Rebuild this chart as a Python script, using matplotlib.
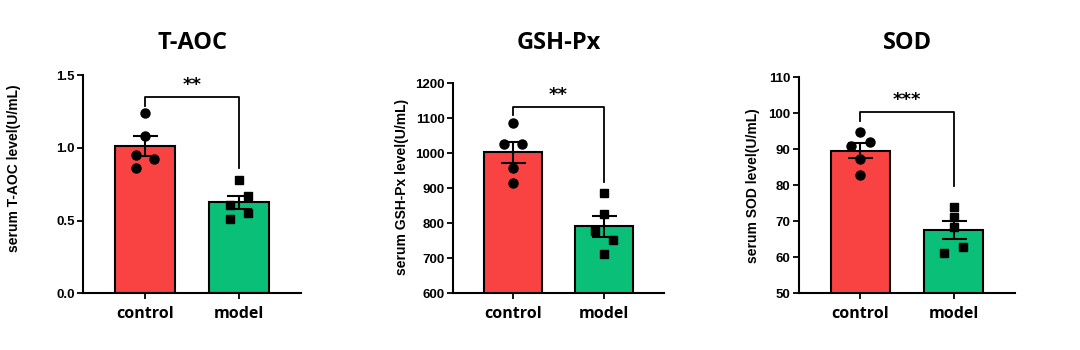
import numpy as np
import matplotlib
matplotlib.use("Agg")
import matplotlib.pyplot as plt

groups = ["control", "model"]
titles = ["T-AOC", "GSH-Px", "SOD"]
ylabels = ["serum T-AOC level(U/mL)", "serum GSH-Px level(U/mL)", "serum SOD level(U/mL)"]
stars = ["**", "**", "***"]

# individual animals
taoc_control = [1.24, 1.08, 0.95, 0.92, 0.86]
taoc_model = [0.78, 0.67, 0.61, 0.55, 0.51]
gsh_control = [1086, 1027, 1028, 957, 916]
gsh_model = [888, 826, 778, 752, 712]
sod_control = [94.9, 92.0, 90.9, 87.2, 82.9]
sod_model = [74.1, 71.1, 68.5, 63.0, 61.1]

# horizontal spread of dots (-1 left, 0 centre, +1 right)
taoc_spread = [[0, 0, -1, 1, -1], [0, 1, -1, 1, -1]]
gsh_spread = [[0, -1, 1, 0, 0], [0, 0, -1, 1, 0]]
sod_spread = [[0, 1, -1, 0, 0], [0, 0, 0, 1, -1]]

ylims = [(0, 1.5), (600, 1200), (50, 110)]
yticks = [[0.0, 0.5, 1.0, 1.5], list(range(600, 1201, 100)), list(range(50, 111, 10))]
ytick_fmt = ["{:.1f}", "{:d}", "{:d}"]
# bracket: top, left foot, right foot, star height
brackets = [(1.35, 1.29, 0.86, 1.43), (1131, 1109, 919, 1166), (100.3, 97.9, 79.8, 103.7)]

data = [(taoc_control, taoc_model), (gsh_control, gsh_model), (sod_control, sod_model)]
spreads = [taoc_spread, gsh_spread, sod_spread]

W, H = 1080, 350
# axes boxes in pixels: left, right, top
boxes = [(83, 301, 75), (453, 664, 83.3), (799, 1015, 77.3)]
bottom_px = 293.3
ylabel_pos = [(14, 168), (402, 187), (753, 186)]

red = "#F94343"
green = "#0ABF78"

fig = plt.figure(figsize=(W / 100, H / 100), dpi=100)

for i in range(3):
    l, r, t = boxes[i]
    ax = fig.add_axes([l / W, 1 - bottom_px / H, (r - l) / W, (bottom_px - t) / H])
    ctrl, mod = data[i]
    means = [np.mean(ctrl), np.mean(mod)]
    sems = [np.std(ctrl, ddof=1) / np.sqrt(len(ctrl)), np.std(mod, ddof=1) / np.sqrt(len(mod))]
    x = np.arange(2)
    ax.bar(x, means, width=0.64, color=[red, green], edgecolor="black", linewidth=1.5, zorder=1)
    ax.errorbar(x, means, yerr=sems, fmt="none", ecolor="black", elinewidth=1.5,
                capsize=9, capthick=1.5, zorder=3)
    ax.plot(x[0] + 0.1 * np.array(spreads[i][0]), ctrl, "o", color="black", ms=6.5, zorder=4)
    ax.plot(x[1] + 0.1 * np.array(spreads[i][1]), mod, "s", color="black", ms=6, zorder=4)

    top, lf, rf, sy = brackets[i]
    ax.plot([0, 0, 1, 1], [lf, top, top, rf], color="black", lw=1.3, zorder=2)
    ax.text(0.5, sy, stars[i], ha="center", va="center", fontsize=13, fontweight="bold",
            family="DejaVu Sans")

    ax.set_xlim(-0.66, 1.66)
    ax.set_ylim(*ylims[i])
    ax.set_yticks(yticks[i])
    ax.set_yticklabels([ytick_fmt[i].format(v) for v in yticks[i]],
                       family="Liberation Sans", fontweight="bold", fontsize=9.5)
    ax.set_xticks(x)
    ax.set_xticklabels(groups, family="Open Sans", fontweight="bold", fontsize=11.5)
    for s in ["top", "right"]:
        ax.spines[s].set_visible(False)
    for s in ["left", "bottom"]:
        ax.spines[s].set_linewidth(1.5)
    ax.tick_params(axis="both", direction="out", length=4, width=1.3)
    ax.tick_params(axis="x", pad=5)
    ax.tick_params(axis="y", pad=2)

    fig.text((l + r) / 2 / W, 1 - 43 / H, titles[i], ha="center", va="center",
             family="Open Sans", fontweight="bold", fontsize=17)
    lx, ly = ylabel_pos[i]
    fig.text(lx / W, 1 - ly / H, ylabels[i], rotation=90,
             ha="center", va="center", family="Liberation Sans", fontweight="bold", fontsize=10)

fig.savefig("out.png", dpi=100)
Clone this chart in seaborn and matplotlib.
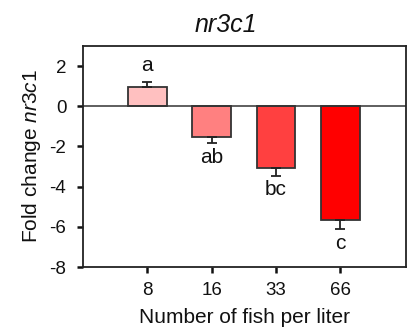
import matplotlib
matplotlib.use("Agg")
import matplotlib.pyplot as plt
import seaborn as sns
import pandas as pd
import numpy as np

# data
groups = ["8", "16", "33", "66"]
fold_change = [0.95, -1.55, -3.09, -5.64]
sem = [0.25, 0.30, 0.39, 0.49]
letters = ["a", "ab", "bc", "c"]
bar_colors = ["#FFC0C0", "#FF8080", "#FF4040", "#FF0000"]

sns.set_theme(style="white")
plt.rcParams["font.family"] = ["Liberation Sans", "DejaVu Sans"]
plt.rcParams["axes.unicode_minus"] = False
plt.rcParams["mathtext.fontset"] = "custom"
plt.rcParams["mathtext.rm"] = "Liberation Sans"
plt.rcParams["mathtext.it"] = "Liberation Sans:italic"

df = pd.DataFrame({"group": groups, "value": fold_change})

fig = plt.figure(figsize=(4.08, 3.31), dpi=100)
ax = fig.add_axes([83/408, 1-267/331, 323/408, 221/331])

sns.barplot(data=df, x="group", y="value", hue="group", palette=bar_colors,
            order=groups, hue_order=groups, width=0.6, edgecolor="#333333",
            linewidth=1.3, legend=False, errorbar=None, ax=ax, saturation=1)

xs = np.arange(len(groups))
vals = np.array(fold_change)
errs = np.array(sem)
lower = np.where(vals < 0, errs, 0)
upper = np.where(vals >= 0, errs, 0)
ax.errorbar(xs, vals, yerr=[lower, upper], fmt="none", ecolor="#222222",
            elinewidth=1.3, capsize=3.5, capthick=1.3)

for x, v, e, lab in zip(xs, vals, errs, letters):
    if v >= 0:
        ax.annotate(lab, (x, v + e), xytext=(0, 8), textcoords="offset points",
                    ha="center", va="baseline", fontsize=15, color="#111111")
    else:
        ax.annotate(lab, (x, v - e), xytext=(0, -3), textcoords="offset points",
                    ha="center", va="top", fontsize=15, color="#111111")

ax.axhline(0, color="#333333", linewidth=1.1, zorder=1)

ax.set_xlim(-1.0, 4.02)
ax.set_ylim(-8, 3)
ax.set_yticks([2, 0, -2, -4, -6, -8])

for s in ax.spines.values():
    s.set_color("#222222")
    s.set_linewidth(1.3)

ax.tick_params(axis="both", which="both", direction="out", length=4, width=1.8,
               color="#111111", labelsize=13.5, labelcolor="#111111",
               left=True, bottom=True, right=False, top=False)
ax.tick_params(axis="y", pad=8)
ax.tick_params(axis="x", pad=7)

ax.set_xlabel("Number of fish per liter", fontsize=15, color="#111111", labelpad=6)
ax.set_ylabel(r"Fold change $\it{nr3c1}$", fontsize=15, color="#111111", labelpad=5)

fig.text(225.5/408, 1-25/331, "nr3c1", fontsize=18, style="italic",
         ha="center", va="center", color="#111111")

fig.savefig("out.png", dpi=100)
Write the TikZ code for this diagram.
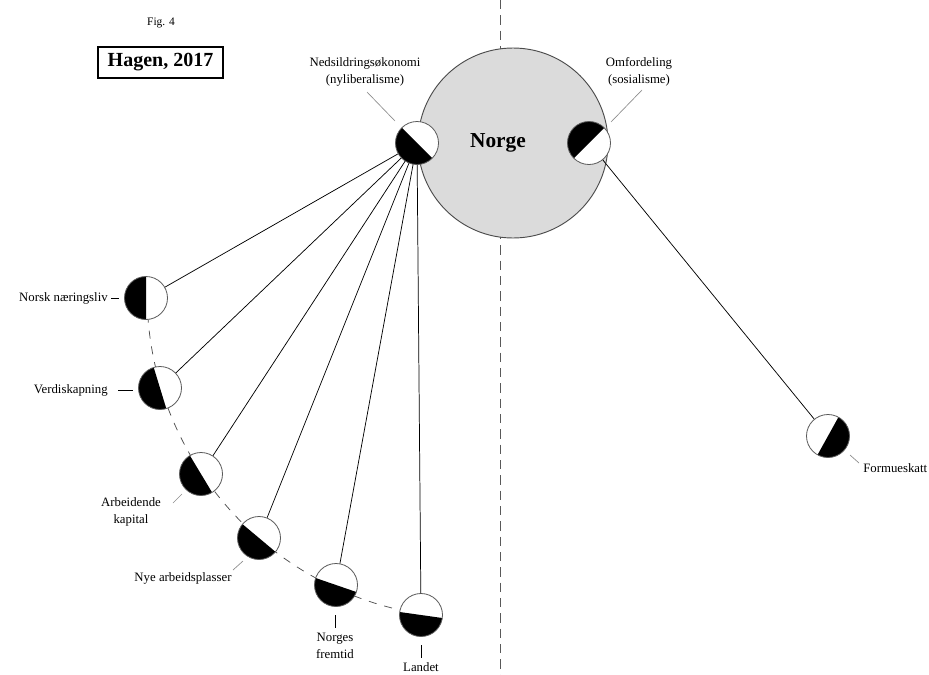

Problem to solve:
Where a line in the material contains "seaborn", copy that line.

Response below:
Clone this chart in seaborn and matplotlib.
import seaborn as sns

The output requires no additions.